Nato-Sprecher bestätigte Gespräche über mögliche sicherheitspolitische Folgen
Ein Nato-Sprecher wollte in der Nacht zum Freitag weder die Existenz der Papiere bestätigen, noch sagen, wer es erstellt haben könnte. Er bestätigte lediglich, dass es innerhalb des Bündnisses bereits formelle Gespräche über die Einhaltung des INF-Vertrages und mögliche sicherheitspolitische Folgen für die Nato gegeben habe.
Ob die Vorwürfe gegen Russland, sich nicht an das Abkommen zu halten, von allen anderen 28 Bündnispartnern unterstützt werden, ist unklar. Der Nato-Sprecher verwies in Hinblick auf diese Frage auf die jeweiligen Hauptstädte. Dies deutet darauf hin, dass es bislang keinen klaren Nato-Kurs zu dem Thema geben könnte. Auch eine Reaktion des Bündnisses auf mögliche Verstöße gegen das Abkommen würde eine Konsensentscheidung verlangen.

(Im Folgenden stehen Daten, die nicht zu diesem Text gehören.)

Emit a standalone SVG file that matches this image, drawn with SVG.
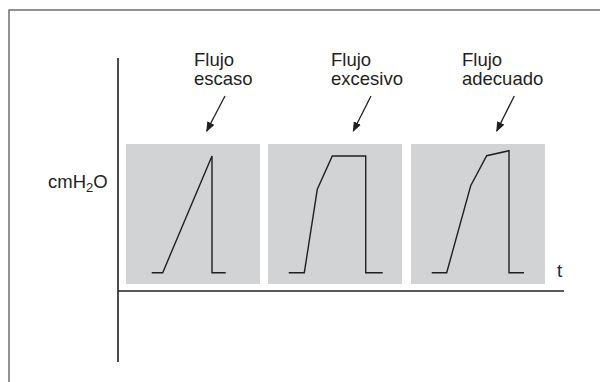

„Situation mit Russland nicht weiter eskalieren“
Eine solche Konsensentscheidung hält auch Sicherheitspolitik-Experte Stefan Meister für unwahrscheinlich. „Einige Mitgliedsstaaten würden bei einer Aufrüstung nicht mitmachen, dazu gehört auch Deutschland“, sagt Meister. „Deutschland möchte die Situation mit Russland nicht noch weiter eskalieren.“
Dass die Allianz reagieren muss, wenn sich die Vorwürfe als richtig herausstellen, steht nach Ansicht von Oliver Meier von der Stiftung Wissenschaft und Politik jedoch außer Frage. „Eine Schnittmenge zwischen den Interessen der Nato-Mitglieder zu finden, wird eine große Herausforderung sein.“ Eine Überarbeitung des INF-Vertrags wäre jetzt wünschenswert: „Der Vertrag ist vor 30 Jahren geschlossen worden. Seitdem haben sich die Technologien weiterentwickelt.“ Welche Fähigkeiten beispielsweise bewaffnete Drohnen haben, sei damals noch gar nicht abzuschätzen gewesen. Nur wenn Kompromisse gefunden werden, könne Russland wieder ins Boot geholt werden.